▶ _Task details_
Do not repeat pictures. Repeat exactly the lines of the listing below from its first line through the line with "-0.0497, -0.0528, -0.0544]".

━━━━━━

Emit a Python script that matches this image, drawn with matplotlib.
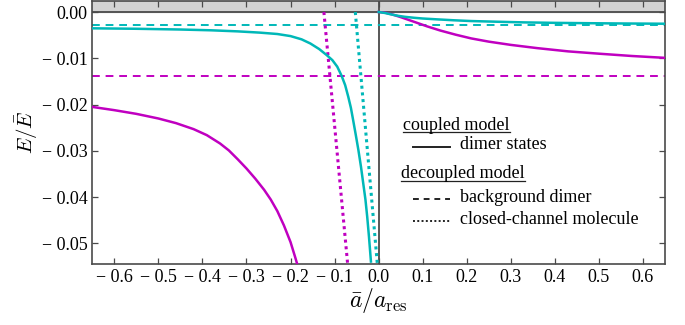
import matplotlib
matplotlib.use("Agg")
import matplotlib.pyplot as plt
from matplotlib.lines import Line2D

plt.rcParams["font.family"] = ["Liberation Serif", "DejaVu Serif"]
plt.rcParams["mathtext.fontset"] = "cm"

MAG = "#c000c0"
CYA = "#00b8b8"
AXC = "#4a4a4a"

# coupled model: dimer-state energies, left branch
x_mag_left = [-0.65, -0.60, -0.55, -0.50, -0.46, -0.42, -0.39, -0.36, -0.34, -0.32,
              -0.30, -0.28, -0.26, -0.245, -0.23, -0.215, -0.20, -0.19, -0.185]
E_mag_left = [-0.0205, -0.0212, -0.0220, -0.0230, -0.0240, -0.0253, -0.0266, -0.0284,
              -0.0299, -0.0318, -0.0338, -0.0360, -0.0384, -0.0405, -0.0430, -0.0461,
              -0.0497, -0.0528, -0.0544]

x_cya_left = [-0.65, -0.55, -0.45, -0.38, -0.32, -0.27, -0.23, -0.20, -0.175, -0.155,
              -0.135, -0.118, -0.105, -0.094, -0.084, -0.076, -0.069, -0.063, -0.058,
              -0.052, -0.046, -0.040, -0.035, -0.030, -0.026, -0.022, -0.0175]
E_cya_left = [-0.00352, -0.00362, -0.00378, -0.00395, -0.00418, -0.00445, -0.00475,
              -0.0052, -0.0059, -0.0068, -0.0080, -0.0093, -0.0104, -0.0118, -0.0138,
              -0.0158, -0.0183, -0.0207, -0.0233, -0.0265, -0.0298, -0.0335, -0.0370,
              -0.0405, -0.0442, -0.0485, -0.0539]

# coupled model: right branch
x_mag_right = [0.0, 0.015, 0.03, 0.05, 0.08, 0.11, 0.14, 0.175, 0.21, 0.25, 0.30,
               0.36, 0.43, 0.50, 0.575, 0.65]
E_mag_right = [0.0, -0.00015, -0.0005, -0.0011, -0.0021, -0.0031, -0.0040, -0.0049,
               -0.0057, -0.0064, -0.0071, -0.0078, -0.0085, -0.0090, -0.0095, -0.0099]

x_cya_right = [0.0, 0.015, 0.03, 0.045, 0.06, 0.08, 0.10, 0.13, 0.17, 0.21, 0.27,
               0.33, 0.40, 0.48, 0.56, 0.65]
E_cya_right = [0.0, -0.00022, -0.00055, -0.00083, -0.00104, -0.00124, -0.0014,
               -0.00157, -0.00178, -0.00195, -0.0021, -0.00224, -0.00234, -0.00242,
               -0.00248, -0.00253]

# decoupled model: background dimers (constant) and closed-channel molecules
E_bg_cya = -0.0029
E_bg_mag = -0.0138
x_cc_mag = [-0.1243, -0.0704]
E_cc_mag = [0.0, -0.0544]
x_cc_cya = [-0.053, -0.003]
E_cc_cya = [0.0, -0.0544]

x_ticks = [-0.6, -0.5, -0.4, -0.3, -0.2, -0.1, 0.0, 0.1, 0.2, 0.3, 0.4, 0.5, 0.6]
x_ticklabels = ["\u2212 0.6", "\u2212 0.5", "\u2212 0.4", "\u2212 0.3", "\u2212 0.2",
                "\u2212 0.1", "0.0", "0.1", "0.2", "0.3", "0.4", "0.5", "0.6"]
y_ticks = [0.0, -0.01, -0.02, -0.03, -0.04, -0.05]
y_ticklabels = ["0.00", "\u2212 0.01", "\u2212 0.02", "\u2212 0.03", "\u2212 0.04", "\u2212 0.05"]

fig = plt.figure(figsize=(6.85, 3.25), dpi=100)
W, H = 685, 325
x0, x1, y0, y1 = 92.3, 665.0, 264.0, 1.0
ax = fig.add_axes([x0 / W, 1 - y0 / H, (x1 - x0) / W, (y0 - y1) / H])
ax.set_xlim(-0.65, 0.65)
ax.set_ylim(-0.05443, 0.00238)

# continuum above threshold
ax.axhspan(0, 0.01, color="#d3d3d3", zorder=0)
ax.axhline(0, color=AXC, lw=1.3, zorder=1)
ax.axvline(0, color=AXC, lw=1.3, zorder=1)

lw = 1.8
ax.axhline(E_bg_cya, color=CYA, lw=1.4, ls=(0, (4, 3)), zorder=2)
ax.axhline(E_bg_mag, color=MAG, lw=1.4, ls=(0, (4, 3)), zorder=2)
ax.plot(x_cc_mag, E_cc_mag, color=MAG, lw=2.2, ls=(0, (1, 1.2)), zorder=2)
ax.plot(x_cc_cya, E_cc_cya, color=CYA, lw=2.2, ls=(0, (1, 1.2)), zorder=2)
ax.plot(x_mag_left, E_mag_left, color=MAG, lw=lw, zorder=3)
ax.plot(x_cya_left, E_cya_left, color=CYA, lw=lw, zorder=3)
ax.plot(x_mag_right, E_mag_right, color=MAG, lw=lw, zorder=3)
ax.plot(x_cya_right, E_cya_right, color=CYA, lw=lw, zorder=3)

for s in ax.spines.values():
    s.set_color(AXC)
    s.set_linewidth(1.2)
ax.set_xticks(x_ticks)
ax.set_xticklabels(x_ticklabels)
ax.set_yticks(y_ticks)
ax.set_yticklabels(y_ticklabels)
ax.tick_params(direction="in", top=True, right=True, length=4, width=0.9,
               color=AXC, labelsize=13, pad=3.5)

xl = ax.set_xlabel(r"$\bar{a}/a_{\rm res}$", fontsize=17, va="center")
yl = ax.set_ylabel(r"$E/\bar{E}$", fontsize=15, va="center")
ax.xaxis.set_label_coords(0.5, -0.137)
ax.yaxis.set_label_coords(-0.115, 0.5)


def px(xp, yp):
    return xp / W, 1 - yp / H


fs = 13
t1 = fig.text(*px(403, 125), "coupled model", fontsize=fs, va="center", ha="left")
fig.text(*px(460, 144), "dimer states", fontsize=fs, va="center", ha="left")
t2 = fig.text(*px(401, 174), "decoupled model", fontsize=fs, va="center", ha="left")
fig.text(*px(460, 197), "background dimer", fontsize=fs, va="center", ha="left")
fig.text(*px(460, 220), "closed-channel molecule", fontsize=fs, va="center", ha="left")

samples = [(147, "-"), (199, (0, (3, 2.5))), (221, (0, (1, 1.2)))]
for yp, ls in samples:
    xa, ya = px(413, yp)
    xb, _ = px(450, yp)
    fig.add_artist(Line2D([xa, xb], [ya, ya], color="#222222", lw=1.4, ls=ls,
                          transform=fig.transFigure))

fig.canvas.draw()
r = fig.canvas.get_renderer()
for t in (t1, t2):
    bb = t.get_window_extent(r)
    yline = bb.y0 + 1.5
    fig.add_artist(Line2D([bb.x0 / W, bb.x1 / W], [yline / H, yline / H],
                          color="#222222", lw=0.9, transform=fig.transFigure))

fig.savefig("out.png", dpi=100)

━━━━━━

▶ _Solved exercise_
Emit a Python script that matches this image, drawn with matplotlib.
import matplotlib
matplotlib.use("Agg")
import matplotlib.pyplot as plt
from matplotlib.lines import Line2D

plt.rcParams["font.family"] = ["Liberation Serif", "DejaVu Serif"]
plt.rcParams["mathtext.fontset"] = "cm"

MAG = "#c000c0"
CYA = "#00b8b8"
AXC = "#4a4a4a"

# coupled model: dimer-state energies, left branch
x_mag_left = [-0.65, -0.60, -0.55, -0.50, -0.46, -0.42, -0.39, -0.36, -0.34, -0.32,
              -0.30, -0.28, -0.26, -0.245, -0.23, -0.215, -0.20, -0.19, -0.185]
E_mag_left = [-0.0205, -0.0212, -0.0220, -0.0230, -0.0240, -0.0253, -0.0266, -0.0284,
              -0.0299, -0.0318, -0.0338, -0.0360, -0.0384, -0.0405, -0.0430, -0.0461,
              -0.0497, -0.0528, -0.0544]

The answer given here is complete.